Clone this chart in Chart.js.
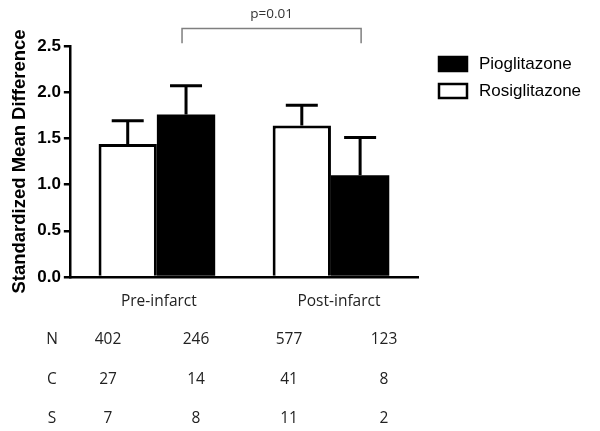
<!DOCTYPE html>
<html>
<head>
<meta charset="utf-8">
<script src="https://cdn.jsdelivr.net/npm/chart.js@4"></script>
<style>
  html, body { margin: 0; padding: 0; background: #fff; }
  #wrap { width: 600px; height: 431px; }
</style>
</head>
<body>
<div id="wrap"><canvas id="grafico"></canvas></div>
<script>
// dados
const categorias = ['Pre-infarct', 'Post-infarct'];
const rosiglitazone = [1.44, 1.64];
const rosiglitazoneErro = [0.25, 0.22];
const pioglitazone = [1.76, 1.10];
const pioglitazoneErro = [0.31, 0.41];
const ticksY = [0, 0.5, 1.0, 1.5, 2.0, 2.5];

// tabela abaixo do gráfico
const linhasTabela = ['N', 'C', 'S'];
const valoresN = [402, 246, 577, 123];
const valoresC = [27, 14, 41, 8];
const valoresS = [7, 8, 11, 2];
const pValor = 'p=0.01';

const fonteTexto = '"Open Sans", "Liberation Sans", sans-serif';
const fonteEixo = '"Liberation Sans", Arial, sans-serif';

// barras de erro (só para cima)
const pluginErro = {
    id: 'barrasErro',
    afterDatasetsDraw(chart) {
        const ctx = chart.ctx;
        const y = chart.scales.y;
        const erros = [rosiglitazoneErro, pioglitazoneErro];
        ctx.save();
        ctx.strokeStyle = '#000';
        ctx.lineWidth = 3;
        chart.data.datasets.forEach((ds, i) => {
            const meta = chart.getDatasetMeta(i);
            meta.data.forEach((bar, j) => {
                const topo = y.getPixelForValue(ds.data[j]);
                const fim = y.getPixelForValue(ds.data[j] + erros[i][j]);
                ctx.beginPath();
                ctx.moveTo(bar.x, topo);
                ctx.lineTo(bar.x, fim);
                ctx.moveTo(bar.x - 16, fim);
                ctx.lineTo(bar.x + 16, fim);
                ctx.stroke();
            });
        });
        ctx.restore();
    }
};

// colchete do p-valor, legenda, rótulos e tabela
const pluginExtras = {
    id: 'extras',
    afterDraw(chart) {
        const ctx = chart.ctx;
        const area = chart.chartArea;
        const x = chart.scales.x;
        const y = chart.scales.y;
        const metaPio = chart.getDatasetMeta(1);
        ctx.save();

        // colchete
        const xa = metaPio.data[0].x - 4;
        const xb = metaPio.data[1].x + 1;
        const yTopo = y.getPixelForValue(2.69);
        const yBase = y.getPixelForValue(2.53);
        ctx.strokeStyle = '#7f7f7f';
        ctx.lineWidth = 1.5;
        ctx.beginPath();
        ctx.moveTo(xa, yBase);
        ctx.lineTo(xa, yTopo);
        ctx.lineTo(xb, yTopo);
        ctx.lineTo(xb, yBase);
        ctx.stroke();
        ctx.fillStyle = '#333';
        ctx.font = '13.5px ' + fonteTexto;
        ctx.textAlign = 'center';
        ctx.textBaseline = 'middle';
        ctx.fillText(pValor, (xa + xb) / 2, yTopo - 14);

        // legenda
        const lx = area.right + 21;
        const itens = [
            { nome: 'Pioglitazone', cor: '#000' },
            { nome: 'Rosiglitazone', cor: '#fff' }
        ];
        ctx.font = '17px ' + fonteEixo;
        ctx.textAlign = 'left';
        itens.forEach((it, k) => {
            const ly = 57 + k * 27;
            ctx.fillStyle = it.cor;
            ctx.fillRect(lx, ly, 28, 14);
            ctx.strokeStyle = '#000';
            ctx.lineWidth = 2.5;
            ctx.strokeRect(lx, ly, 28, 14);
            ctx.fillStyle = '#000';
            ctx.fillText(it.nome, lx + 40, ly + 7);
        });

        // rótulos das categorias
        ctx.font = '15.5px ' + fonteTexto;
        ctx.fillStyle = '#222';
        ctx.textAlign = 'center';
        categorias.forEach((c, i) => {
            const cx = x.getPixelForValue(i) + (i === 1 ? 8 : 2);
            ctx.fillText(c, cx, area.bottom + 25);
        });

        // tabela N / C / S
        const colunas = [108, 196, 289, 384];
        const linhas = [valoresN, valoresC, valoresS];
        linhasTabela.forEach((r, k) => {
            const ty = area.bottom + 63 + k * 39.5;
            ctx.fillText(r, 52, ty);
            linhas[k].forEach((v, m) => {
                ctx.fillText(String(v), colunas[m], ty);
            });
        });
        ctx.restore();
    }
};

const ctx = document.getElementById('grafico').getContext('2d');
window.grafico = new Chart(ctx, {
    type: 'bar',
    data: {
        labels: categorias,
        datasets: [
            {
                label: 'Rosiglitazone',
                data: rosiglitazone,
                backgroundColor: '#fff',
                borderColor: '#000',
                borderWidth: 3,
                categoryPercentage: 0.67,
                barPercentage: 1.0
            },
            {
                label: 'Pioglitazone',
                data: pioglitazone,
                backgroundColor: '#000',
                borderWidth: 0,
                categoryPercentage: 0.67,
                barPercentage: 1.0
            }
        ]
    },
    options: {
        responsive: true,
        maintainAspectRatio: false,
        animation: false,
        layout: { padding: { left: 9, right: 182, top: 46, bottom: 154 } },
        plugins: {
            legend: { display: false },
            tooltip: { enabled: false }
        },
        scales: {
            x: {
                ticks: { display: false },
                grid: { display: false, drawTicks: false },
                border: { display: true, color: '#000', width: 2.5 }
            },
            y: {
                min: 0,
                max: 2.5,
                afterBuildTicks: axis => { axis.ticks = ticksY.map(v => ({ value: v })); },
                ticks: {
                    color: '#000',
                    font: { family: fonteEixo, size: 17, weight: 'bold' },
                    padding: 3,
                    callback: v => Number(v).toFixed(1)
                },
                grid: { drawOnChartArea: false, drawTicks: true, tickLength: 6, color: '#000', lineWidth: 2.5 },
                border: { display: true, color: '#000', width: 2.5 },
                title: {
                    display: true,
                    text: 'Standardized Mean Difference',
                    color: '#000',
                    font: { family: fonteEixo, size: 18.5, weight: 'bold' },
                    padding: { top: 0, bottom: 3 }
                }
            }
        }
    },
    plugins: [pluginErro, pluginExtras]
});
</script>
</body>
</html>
──────
_Problem_.
Copy the material shown above in full and exactly. Skip the pictures.

_Solved exercise_.
Clone this chart in Chart.js.
<!DOCTYPE html>
<html>
<head>
<meta charset="utf-8">
<script src="https://cdn.jsdelivr.net/npm/chart.js@4"></script>
<style>
  html, body { margin: 0; padding: 0; background: #fff; }
  #wrap { width: 600px; height: 431px; }
</style>
</head>
<body>
<div id="wrap"><canvas id="grafico"></canvas></div>
<script>
// dados
const categorias = ['Pre-infarct', 'Post-infarct'];
const rosiglitazone = [1.44, 1.64];
const rosiglitazoneErro = [0.25, 0.22];
const pioglitazone = [1.76, 1.10];
const pioglitazoneErro = [0.31, 0.41];
const ticksY = [0, 0.5, 1.0, 1.5, 2.0, 2.5];

// tabela abaixo do gráfico
const linhasTabela = ['N', 'C', 'S'];
const valoresN = [402, 246, 577, 123];
const valoresC = [27, 14, 41, 8];
const valoresS = [7, 8, 11, 2];
const pValor = 'p=0.01';

const fonteTexto = '"Open Sans", "Liberation Sans", sans-serif';
const fonteEixo = '"Liberation Sans", Arial, sans-serif';

// barras de erro (só para cima)
const pluginErro = {
    id: 'barrasErro',
    afterDatasetsDraw(chart) {
        const ctx = chart.ctx;
        const y = chart.scales.y;
        const erros = [rosiglitazoneErro, pioglitazoneErro];
        ctx.save();
        ctx.strokeStyle = '#000';
        ctx.lineWidth = 3;
        chart.data.datasets.forEach((ds, i) => {
            const meta = chart.getDatasetMeta(i);
            meta.data.forEach((bar, j) => {
                const topo = y.getPixelForValue(ds.data[j]);
                const fim = y.getPixelForValue(ds.data[j] + erros[i][j]);
                ctx.beginPath();
                ctx.moveTo(bar.x, topo);
                ctx.lineTo(bar.x, fim);
                ctx.moveTo(bar.x - 16, fim);
                ctx.lineTo(bar.x + 16, fim);
                ctx.stroke();
            });
        });
        ctx.restore();
    }
};

// colchete do p-valor, legenda, rótulos e tabela
const pluginExtras = {
    id: 'extras',
    afterDraw(chart) {
        const ctx = chart.ctx;
        const area = chart.chartArea;
        const x = chart.scales.x;
        const y = chart.scales.y;
        const metaPio = chart.getDatasetMeta(1);
        ctx.save();

        // colchete
        const xa = metaPio.data[0].x - 4;
        const xb = metaPio.data[1].x + 1;
        const yTopo = y.getPixelForValue(2.69);
        const yBase = y.getPixelForValue(2.53);
        ctx.strokeStyle = '#7f7f7f';
        ctx.lineWidth = 1.5;
        ctx.beginPath();
        ctx.moveTo(xa, yBase);
        ctx.lineTo(xa, yTopo);
        ctx.lineTo(xb, yTopo);
        ctx.lineTo(xb, yBase);
        ctx.stroke();
        ctx.fillStyle = '#333';
        ctx.font = '13.5px ' + fonteTexto;
        ctx.textAlign = 'center';
        ctx.textBaseline = 'middle';
        ctx.fillText(pValor, (xa + xb) / 2, yTopo - 14);

        // legenda
        const lx = area.right + 21;
        const itens = [
            { nome: 'Pioglitazone', cor: '#000' },
            { nome: 'Rosiglitazone', cor: '#fff' }
        ];
        ctx.font = '17px ' + fonteEixo;
        ctx.textAlign = 'left';
        itens.forEach((it, k) => {
            const ly = 57 + k * 27;
            ctx.fillStyle = it.cor;
            ctx.fillRect(lx, ly, 28, 14);
            ctx.strokeStyle = '#000';
            ctx.lineWidth = 2.5;
            ctx.strokeRect(lx, ly, 28, 14);
            ctx.fillStyle = '#000';
            ctx.fillText(it.nome, lx + 40, ly + 7);
        });

        // rótulos das categorias
        ctx.font = '15.5px ' + fonteTexto;
        ctx.fillStyle = '#222';
        ctx.textAlign = 'center';
        categorias.forEach((c, i) => {
            const cx = x.getPixelForValue(i) + (i === 1 ? 8 : 2);
            ctx.fillText(c, cx, area.bottom + 25);
        });

        // tabela N / C / S
        const colunas = [108, 196, 289, 384];
        const linhas = [valoresN, valoresC, valoresS];
        linhasTabela.forEach((r, k) => {
            const ty = area.bottom + 63 + k * 39.5;
            ctx.fillText(r, 52, ty);
            linhas[k].forEach((v, m) => {
                ctx.fillText(String(v), colunas[m], ty);
            });
        });
        ctx.restore();
    }
};

const ctx = document.getElementById('grafico').getContext('2d');
window.grafico = new Chart(ctx, {
    type: 'bar',
    data: {
        labels: categorias,
        datasets: [
            {
                label: 'Rosiglitazone',
                data: rosiglitazone,
                backgroundColor: '#fff',
                borderColor: '#000',
                borderWidth: 3,
                categoryPercentage: 0.67,
                barPercentage: 1.0
            },
            {
                label: 'Pioglitazone',
                data: pioglitazone,
                backgroundColor: '#000',
                borderWidth: 0,
                categoryPercentage: 0.67,
                barPercentage: 1.0
            }
        ]
    },
    options: {
        responsive: true,
        maintainAspectRatio: false,
        animation: false,
        layout: { padding: { left: 9, right: 182, top: 46, bottom: 154 } },
        plugins: {
            legend: { display: false },
            tooltip: { enabled: false }
        },
        scales: {
            x: {
                ticks: { display: false },
                grid: { display: false, drawTicks: false },
                border: { display: true, color: '#000', width: 2.5 }
            },
            y: {
                min: 0,
                max: 2.5,
                afterBuildTicks: axis => { axis.ticks = ticksY.map(v => ({ value: v })); },
                ticks: {
                    color: '#000',
                    font: { family: fonteEixo, size: 17, weight: 'bold' },
                    padding: 3,
                    callback: v => Number(v).toFixed(1)
                },
                grid: { drawOnChartArea: false, drawTicks: true, tickLength: 6, color: '#000', lineWidth: 2.5 },
                border: { display: true, color: '#000', width: 2.5 },
                title: {
                    display: true,
                    text: 'Standardized Mean Difference',
                    color: '#000',
                    font: { family: fonteEixo, size: 18.5, weight: 'bold' },
                    padding: { top: 0, bottom: 3 }
                }
            }
        }
    },
    plugins: [pluginErro, pluginExtras]
});
</script>
</body>
</html>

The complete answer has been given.